Liverpool 4 x 0 Barcelona

O segredo está na configuração

       No primeiro jogo da semifinal entre Barcelona e Liverpool, Champions League 2019, aos 17 minutos do segundo tempo, Lionel Messi dá uma quase assistência a Arturo Vidal, que tenta um cruzamento improvável em vez de finalizar. O cruzamento é interceptado e o argentino reclama com o chileno: Chuta pro gol!

       No último lance da partida, um contra-ataque, Messi lateraliza a marcação e dá uma quase assistência a Ousmane Dembélé, que fica sozinho, no meio da área, de frente para o gol, mas desperdiça, chuta fraco nas mãos do goleiro Alisson. Messi desaba no gramado, desconsolado. Leva as mãos à cabeça e lamenta.

       O Barcelona vencia o jogo com três gols a zero. Certamente, muitos torcedores não entenderam o desconsolo do Messi. O argentino fez dois dos três gols e havia garantido uma vantagem espetacular para o jogo de volta. Por que não comemorar em vez de lamentar?

       No jogo de volta, em Liverpool, o Barcelona perdeu por quatro gols a zero e também a vaga para a final.

       Messi sabia da importância do quarto gol. Porque é adivinho? Não. Podia até ter vencido o segundo jogo, não é isso. É que não existe um placar impossível para o jogo de volta. Se é possível a um time fazer dez gols numa primeira partida, por que não seria possível ao adversário também fazer dez gols na próxima? Não são também noventa minutos? Por que caberiam dez gols nos noventa minutos de um e não caberia nos noventa do outro? Não existe placar impossível para o jogo de volta: se eles fizeram, nós também podemos.

       MESSI E CRISTIANO

       Para ser artilheiro, depende do tamanho do valor que se dá ao gol. Neymar faz menos gols que Messi e Cristiano Ronaldo porque dá mais valor ao drible. O valor que se dá ao gol oferece uma visualização mais bem definida da circunstância em que o tento se torna possível. O valor aumenta a quantidade de pixels da imagem da circunstância do objetivo a ser alcançado.

       Por que alguém se torna especialista e excelente nalguma atividade? Porque amplia o valor que atribui a tal atividade.

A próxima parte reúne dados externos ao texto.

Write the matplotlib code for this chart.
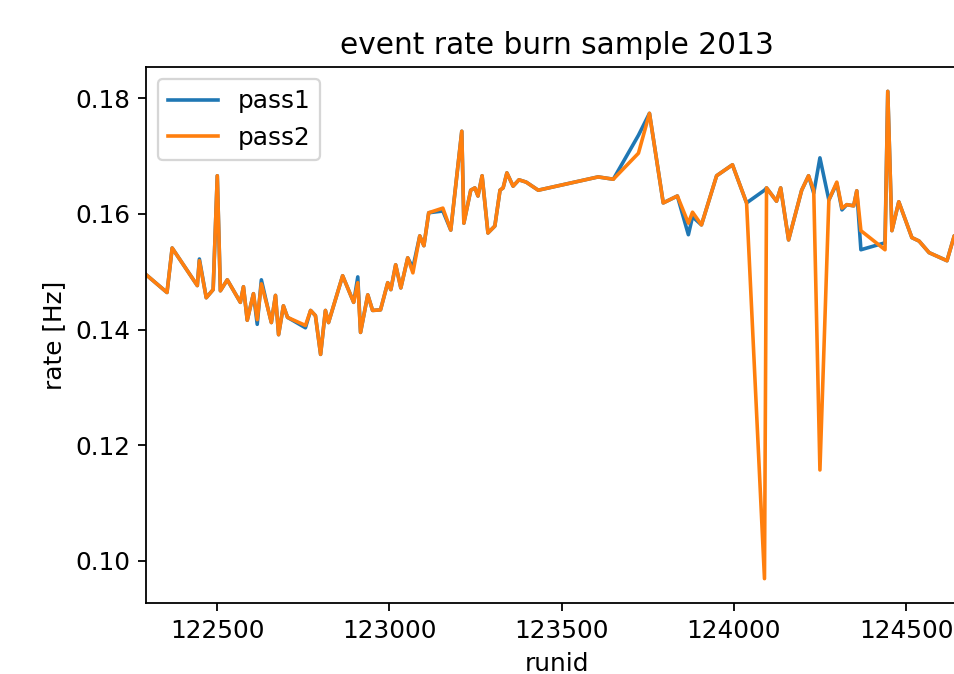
import numpy as np
import matplotlib
matplotlib.use("Agg")
import matplotlib.pyplot as plt

# run numbers (shared by both passes)
runs = [122293, 122354, 122369, 122442, 122448, 122468, 122488, 122500, 122509, 122529,
        122567, 122576, 122587, 122605, 122616, 122628, 122648, 122657, 122669, 122678,
        122692, 122704, 122756, 122771, 122785, 122800, 122814, 122823, 122864, 122896,
        122908, 122916, 122937, 122951, 122974, 122995, 123004, 123018, 123033, 123053,
        123068, 123088, 123100, 123114, 123155, 123178, 123210, 123216, 123236, 123248,
        123257, 123269, 123286, 123306, 123321, 123330, 123341, 123359, 123376, 123397,
        123432, 123606, 123650, 123723, 123755, 123795, 123836, 123868, 123880, 123906,
        123950, 123996, 124037, 124089, 124095, 124124, 124136, 124159, 124197, 124217,
        124232, 124250, 124276, 124299, 124314, 124328, 124348, 124357, 124369, 124439,
        124447, 124459, 124479, 124517, 124538, 124567, 124619, 124640, 124680]

rate_pass2 = [0.1495, 0.1464, 0.1541, 0.1476, 0.1519, 0.1455, 0.1469, 0.1666, 0.1467, 0.1486,
              0.1447, 0.1474, 0.1416, 0.1462, 0.1417, 0.1479, 0.1434, 0.1412, 0.1459, 0.1391,
              0.1441, 0.1421, 0.1407, 0.1433, 0.1424, 0.1357, 0.1433, 0.1412, 0.1493, 0.1447,
              0.1481, 0.1395, 0.1460, 0.1433, 0.1434, 0.1481, 0.1469, 0.1512, 0.1472, 0.1524,
              0.1498, 0.1562, 0.1545, 0.1602, 0.1610, 0.1572, 0.1743, 0.1584, 0.1641, 0.1645,
              0.1631, 0.1666, 0.1567, 0.1579, 0.1641, 0.1645, 0.1671, 0.1648, 0.1659, 0.1655,
              0.1641, 0.1664, 0.1660, 0.1705, 0.1774, 0.1619, 0.1631, 0.1584, 0.1603, 0.1581,
              0.1666, 0.1685, 0.1619, 0.0969, 0.1645, 0.1622, 0.1645, 0.1555, 0.1641, 0.1666,
              0.1641, 0.1157, 0.1624, 0.1655, 0.1610, 0.1616, 0.1614, 0.1640, 0.1571, 0.1538,
              0.1812, 0.1571, 0.1621, 0.1559, 0.1553, 0.1533, 0.1519, 0.1562, 0.1571]

# pass1 agrees with pass2 except at these runs
pass1_diff = {122448: 0.1522, 122616: 0.1409, 122628: 0.1486, 122756: 0.1403,
              122908: 0.1491, 123068: 0.1507, 123155: 0.1605, 123723: 0.1736,
              123868: 0.1564, 123880: 0.1595, 124089: 0.1641, 124232: 0.1636,
              124250: 0.1697, 124299: 0.1653, 124314: 0.1607, 124369: 0.1538,
              124439: 0.1550}
rate_pass1 = [pass1_diff.get(r, v) for r, v in zip(runs, rate_pass2)]

plt.rcParams['font.size'] = 11
plt.rcParams['axes.titlesize'] = 13.2
plt.rcParams['lines.linewidth'] = 1.6

dpi = 162
fig = plt.figure(figsize=(954 / dpi, 674 / dpi), dpi=dpi)
# axes run past the right edge of the image, as in the original (cropped) output
ax = fig.add_axes([146 / 954, 71 / 674, 822 / 954, 536 / 674])

ax.plot(runs, rate_pass1, label='pass1')
ax.plot(runs, rate_pass2, label='pass2')
ax.set_xlim(runs[0], runs[-1])
ax.set_xlabel('runid')
ax.set_ylabel('rate [Hz]')
ax.set_title('event rate burn sample 2013')
ax.legend(loc='upper left')

fig.savefig('out.png', dpi=dpi)
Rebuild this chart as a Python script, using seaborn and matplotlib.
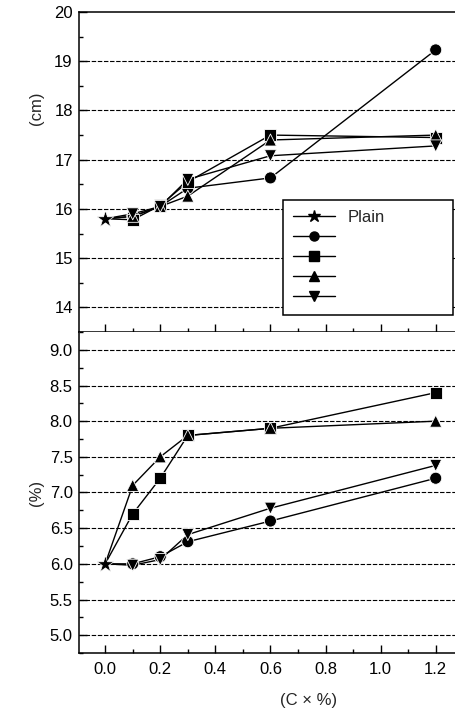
import matplotlib
matplotlib.use('Agg')
import matplotlib.pyplot as plt
from matplotlib.lines import Line2D
from matplotlib.ticker import MultipleLocator
import seaborn as sns
import pandas as pd

# 数据
conc = [0.1, 0.2, 0.3, 0.6, 1.2]
plain_cm = 15.8
plain_pct = 6.0

cm_circle = [15.85, 16.05, 16.42, 16.63, 19.23]
cm_square = [15.78, 16.07, 16.55, 17.50, 17.45]
cm_up = [15.85, 16.05, 16.26, 17.40, 17.50]
cm_down = [15.90, 16.05, 16.60, 17.08, 17.28]

pct_circle = [6.00, 6.10, 6.31, 6.60, 7.20]
pct_square = [6.70, 7.20, 7.80, 7.90, 8.40]
pct_up = [7.10, 7.50, 7.80, 7.90, 8.00]
pct_down = [5.98, 6.06, 6.41, 6.78, 7.38]

series = ['c', 's', 'u', 'd']
markers = {'c': 'o', 's': 's', 'u': '^', 'd': 'v'}
legend_labels = ['Plain', '', '', '', '']


def build(plain, vals):
    rows = []
    for name, v in zip(series, vals):
        rows.append((name, 0.0, plain))
        for x, y in zip(conc, v):
            rows.append((name, x, y))
    return pd.DataFrame(rows, columns=['series', 'x', 'y'])


df_cm = build(plain_cm, [cm_circle, cm_square, cm_up, cm_down])
df_pct = build(plain_pct, [pct_circle, pct_square, pct_up, pct_down])

sns.set_theme(style='ticks')
plt.rcParams['font.family'] = ['Liberation Sans', 'DejaVu Sans']
plt.rcParams['font.size'] = 12
plt.rcParams['xtick.direction'] = 'in'
plt.rcParams['ytick.direction'] = 'in'

FS = 12

fig = plt.figure(figsize=(4.55, 7.13), dpi=100)
L, R = 79 / 455, 1.0
ax1 = fig.add_axes([L, 1 - 332 / 713, R - L, 320 / 713])
ax2 = fig.add_axes([L, 1 - 653 / 713, R - L, 321 / 713], sharex=ax1)


def draw(ax, df, plain):
    sns.lineplot(data=df, x='x', y='y', units='series', estimator=None,
                 color='black', linewidth=1.0, ax=ax, legend=False, sort=False)
    pts = df[df['x'] > 0]
    sns.scatterplot(data=pts, x='x', y='y', style='series', markers=markers,
                    color='black', s=75, edgecolor='white', linewidth=0.6,
                    ax=ax, legend=False, zorder=5)
    ax.scatter([0.0], [plain], marker='*', s=160, color='black',
               edgecolor='white', linewidth=0.5, zorder=6)
    ax.set_xlabel('')
    ax.set_ylabel('')
    ax.spines['right'].set_visible(False)
    for s in ['left', 'top', 'bottom']:
        ax.spines[s].set_linewidth(1.1)
        ax.spines[s].set_color('black')
    ax.tick_params(axis='both', which='major', length=6, width=1, color='black',
                   labelsize=FS, labelcolor='black')
    ax.tick_params(axis='both', which='minor', length=3, width=1, color='black')
    ax.tick_params(axis='y', which='major', pad=4.5)
    ax.tick_params(axis='x', which='major', pad=6.5)
    ax.tick_params(axis='x', top=False, which='both')


draw(ax1, df_cm, plain_cm)
draw(ax2, df_pct, plain_pct)

ax1.set_xlim(-0.095, 1.27)
ax1.set_ylim(13.5, 20)
ax1.yaxis.set_major_locator(MultipleLocator(1))
ax1.yaxis.set_minor_locator(MultipleLocator(0.5))
ax1.xaxis.set_major_locator(MultipleLocator(0.2))
ax1.xaxis.set_minor_locator(MultipleLocator(0.1))
ax1.tick_params(axis='x', labelbottom=False)
for y in [14, 15, 16, 17, 18, 19]:
    ax1.axhline(y, color='black', linestyle=(0, (4, 1.5)), linewidth=0.8, zorder=1)

ax2.set_ylim(4.75, 9.25)
ax2.yaxis.set_major_locator(MultipleLocator(0.5))
ax2.yaxis.set_minor_locator(MultipleLocator(0.25))
ax2.yaxis.set_major_formatter(plt.FormatStrFormatter('%.1f'))
ax2.xaxis.set_major_formatter(plt.FormatStrFormatter('%.1f'))
ax2.spines['top'].set_visible(False)
for y in [5.0, 5.5, 6.0, 6.5, 7.0, 7.5, 8.0, 8.5, 9.0]:
    ax2.axhline(y, color='black', linestyle=(0, (4, 1.5)), linewidth=0.8, zorder=1)

ax1.set_ylabel('(cm)', fontsize=FS)
ax1.yaxis.set_label_coords(-0.094, 0.70)
ax2.set_ylabel('(%)', fontsize=FS)
ax2.yaxis.set_label_coords(-0.094, 0.5)
ax2.set_xlabel('(C \u00d7 %)', fontsize=FS)
ax2.xaxis.set_label_coords(0.61, -0.125)

handles = [Line2D([0], [0], color='black', lw=1.0, marker=m, markersize=ms,
                  markerfacecolor='black', markeredgecolor='black')
           for m, ms in zip(['*', 'o', 's', '^', 'v'], [9, 6.5, 6.5, 7, 7])]
leg = ax1.legend(handles, legend_labels, loc='upper left', mode='expand',
                 bbox_to_anchor=(283 / 455, 1 - 200 / 713, 170 / 455, 0),
                 bbox_transform=fig.transFigure, borderaxespad=0,
                 fancybox=False, framealpha=1, edgecolor='black',
                 handlelength=2.5, labelspacing=0.3, borderpad=0.6,
                 fontsize=FS)
leg.get_frame().set_linewidth(1.1)

fig.savefig('out.png', dpi=100)
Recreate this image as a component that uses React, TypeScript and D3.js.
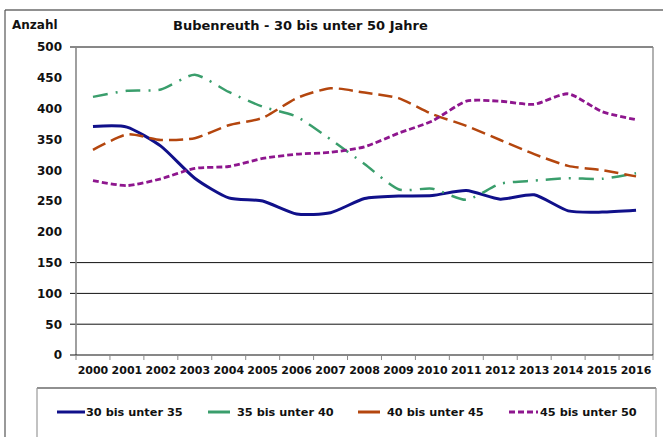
import React, { useEffect } from "react";
import * as d3 from "d3";

const years = ["2000","2001","2002","2003","2004","2005","2006","2007","2008","2009","2010","2011","2012","2013","2014","2015","2016"];
const s30 = [371, 370, 339, 287, 255, 250, 229, 231, 254, 258, 259, 267, 253, 260, 234, 232, 235];
const s35 = [419, 429, 431, 455, 427, 403, 387, 350, 310, 269, 270, 252, 278, 283, 287, 286, 295];
const s40 = [333, 358, 349, 352, 373, 385, 417, 433, 426, 417, 391, 372, 349, 326, 307, 300, 290];
const s45 = [283, 275, 286, 303, 306, 319, 326, 329, 338, 360, 380, 412, 412, 407, 424, 395, 382];
const yTicks = [0, 50, 100, 150, 200, 250, 300, 350, 400, 450, 500];
const gridValues = [50, 100, 150, 500];
const seriesNames = ["30 bis unter 35", "35 bis unter 40", "40 bis unter 45", "45 bis unter 50"];

const FONT = "'DejaVu Sans', sans-serif";

export default function App() {
  useEffect(() => {
    document.body.style.margin = "0";
  }, []);

  const W = 663, H = 437;
  const left = 76, right = 653, top = 47, bottom = 355;
  const x = d3.scaleBand<string>().domain(years).range([left, right]);
  const y = d3.scaleLinear().domain([0, 500]).range([bottom, top]);
  const cx = (yr: string) => (x(yr) as number) + x.bandwidth() / 2;

  const line = d3.line<number>()
    .x((_, i) => cx(years[i]))
    .y((v) => y(v))
    .curve(d3.curveCardinal.tension(0.35));

  const series = [
    { name: seriesNames[0], data: s30, color: "#10108a", width: 3, dash: "", legendDash: "" },
    { name: seriesNames[1], data: s35, color: "#3a9e6c", width: 2.5, dash: "15 8 2 8", legendDash: "" },
    { name: seriesNames[2], data: s40, color: "#b4460e", width: 2.5, dash: "14 6", legendDash: "" },
    { name: seriesNames[3], data: s45, color: "#8e168e", width: 2.8, dash: "6 3", legendDash: "6 3" },
  ];

  const legendItems = [
    { lx1: 57, lx2: 85, tx: 86 },
    { lx1: 208, lx2: 230, tx: 237 },
    { lx1: 358, lx2: 380, tx: 387 },
    { lx1: 509, lx2: 538, tx: 540 },
  ];

  return (
    <svg width={W} height={H} style={{ display: "block" }} fontFamily={FONT}>
      <rect x={0} y={0} width={W} height={H} fill="#fff" />
      <line x1={5} y1={10} x2={W} y2={10} stroke="#222" strokeWidth={1.2} />
      <line x1={5} y1={10} x2={5} y2={H} stroke="#555" strokeWidth={1.2} />

      <text x={12} y={29} fontSize={12} fontWeight="bold" fill="#111">Anzahl</text>
      <text x={173} y={30} fontSize={13} fontWeight="bold" fill="#111">Bubenreuth - 30 bis unter 50 Jahre</text>

      {gridValues.map((v) => (
        <line key={"g" + v} x1={70} x2={right} y1={y(v)} y2={y(v)} stroke="#111" strokeWidth={1} />
      ))}
      <line x1={right} x2={right} y1={top} y2={bottom} stroke="#888" strokeWidth={1.3} />
      <line x1={left} x2={left} y1={top} y2={bottom} stroke="#888" strokeWidth={1.6} />
      <line x1={70} x2={right} y1={bottom} y2={bottom} stroke="#111" strokeWidth={1.2} />
      {years.map((yr) => (
        <line key={"t" + yr} x1={x(yr) as number} x2={x(yr) as number} y1={bottom} y2={bottom + 5} stroke="#888" strokeWidth={1} />
      ))}
      <line x1={right} x2={right} y1={bottom} y2={bottom + 5} stroke="#888" strokeWidth={1} />

      {yTicks.map((v) => (
        <text key={"yl" + v} x={62} y={y(v)} dy="0.36em" textAnchor="end" fontSize={12} fontWeight="bold" fill="#111">{v}</text>
      ))}
      {years.map((yr) => (
        <text key={"xl" + yr} x={cx(yr)} y={374} textAnchor="middle" fontSize={11} fontWeight="bold" fill="#111">{yr}</text>
      ))}

      {series.map((s) => (
        <path key={s.name} d={line(s.data) || ""} fill="none" stroke={s.color} strokeWidth={s.width}
          strokeDasharray={s.dash || undefined} strokeLinejoin="round" />
      ))}

      <line x1={37} x2={656} y1={388} y2={388} stroke="#222" strokeWidth={1.2} />
      <line x1={37} x2={37} y1={388} y2={H} stroke="#999" strokeWidth={1.2} />
      <line x1={656} x2={656} y1={388} y2={H} stroke="#999" strokeWidth={1.2} />
      {series.map((s, i) => (
        <g key={"lg" + i}>
          <line x1={legendItems[i].lx1} x2={legendItems[i].lx2} y1={412} y2={412} stroke={s.color} strokeWidth={3}
            strokeDasharray={s.legendDash || undefined} />
          <text x={legendItems[i].tx} y={412} dy="0.36em" fontSize={11.3} fontWeight="bold" fill="#111">{s.name}</text>
        </g>
      ))}
    </svg>
  );
}
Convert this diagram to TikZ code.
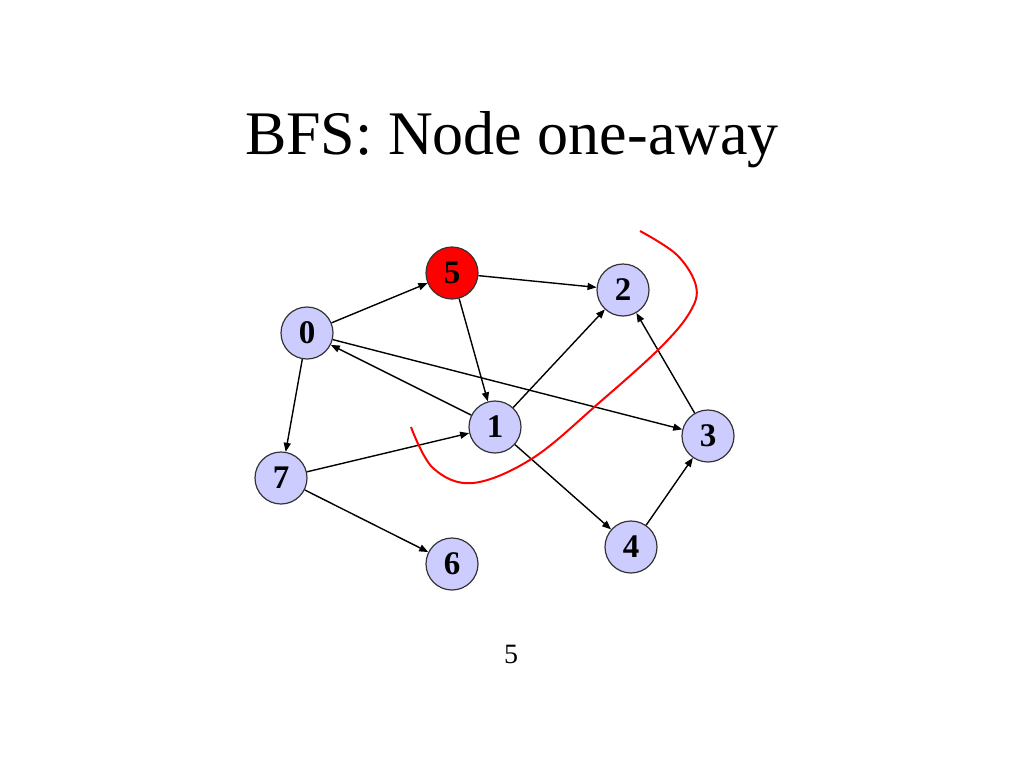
\documentclass[tikz,border=0pt]{standalone}
\usepackage{fontspec}
\setmainfont{Liberation Serif}
\usetikzlibrary{arrows.meta}

\begin{document}
\begin{tikzpicture}[x=1pt,y=-1pt,
vertex/.style={circle,fill=blue!20,draw=black!80,line width=1.2pt,minimum size=52pt,inner sep=0pt,font=\fontsize{33}{33}\selectfont\bfseries},
start/.style={vertex,fill=red},
myedge/.style={-{Triangle[length=9pt,width=7pt]},line width=1.4pt},scale=1.0]
\useasboundingbox (0,0) rectangle (1024,768);
\node[anchor=base] (title) at (512,154) {\fontsize{62}{70}\selectfont BFS: Node one-away};
\node[start]  (v5) at (452,273) {5};
\node[vertex] (v2) at (623,290) {2};
\node[vertex] (v0) at (307,333) {0};
\node[vertex] (v1) at (495,427) {1};
\node[vertex] (v3) at (708,436) {3};
\node[vertex] (v7) at (281,478) {7};
\node[vertex] (v4) at (631,547) {4};
\node[vertex] (v6) at (452,564) {6};
\draw[myedge] (v0) -- (v5);
\draw[myedge] (v5) -- (v2);
\draw[myedge] (v5) -- (v1);
\draw[myedge] (v1) -- (v0);
\draw[myedge] (v0) -- (v3);
\draw[myedge] (v0) -- (v7);
\draw[myedge] (v7) -- (v1);
\draw[myedge] (v1) -- (v2);
\draw[myedge] (v1) -- (v4);
\draw[myedge] (v3) -- (v2);
\draw[myedge] (v4) -- (v3);
\draw[myedge] (v7) -- (v6);
% frontier
\draw[red,line width=2pt] plot[smooth,tension=0.6] coordinates {(640,231) (677,255) (696,286) (690,312) (660,348) (600,402) (533,458) (473,483) (433,468) (411,427)};
\node[anchor=base] (page) at (511,663) {\fontsize{28}{30}\selectfont 5};
\end{tikzpicture}
\end{document}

Um valor significativo, denso e coeso faz de um sujeito um gênio.

       Um valor incomum, por sua grandeza, além de oferecer uma imagem em alta definição da circunstância do objetivo, ainda melhora a capacidade do atleta, porque transfere a ação do consciente para o inconsciente.

       O ato reflexo faz parte das ocasiões em que o valor atribuído a um determinado objetivo transfere a ação do consciente para o inconsciente. Um sujeito está dirigindo um automóvel, por exemplo, e se vê a menos de um segundo de uma colisão. Dado o valor absoluto que normalmente se dá à vida, nesse instante o inconsciente assume o controle dos movimentos.

       VIRADA

       O esgotamento psicológico se dá antes do fim da partida.

       A configuração e a aproximação de uma disputa provocam uma acumulação de energia. A configuração determina a quantidade de energia a ser disponibilizada e a aproximação do evento promove a concentração desse volume de energia.

       A configuração cerebral de uma disputa, então, é fundamental para que se tenha uma boa quantidade de energia até o fim da partida. Essa configuração compreende a importância do evento para o atleta. A importância da partida para o clube ou a quantidade de dinheiro em questão são menos fundamentais que os motivos pessoais do jogador.

       Uma configuração densa e coesa de combustível psicológico é capaz de gerar uma disposição surpreendente. Já uma configuração rarefeita e incoesa pode fazer o combustível psicológico acabar antes do fim do mata-mata.

       E, quando o combustível começa a minguar, inicia-se um movimento contrátil no cérebro do atleta – antes havia um movimento cerebral distrátil – quando se inicia o movimento de contração, não há mais nada a fazer senão agonizar, ou seja, empreender todo esforço para não permitir uma superaceleração dos movimentos contrativos.

       Num campeonato de pontos corridos, é comum as equipes subestimarem os primeiros jogos: “O campeonato é longo”. Uai: os três pontos de uma vitória no primeiro jogo não tem o mesmo valor dos três pontos de uma vitória na última partida? É que não há combustível que perdure por tanto tempo.

       Por que equipes grandes vencem clássicos até com facilidade, mas perdem com a mesma facilidade para times pequenos? A diferença está na configuração do evento.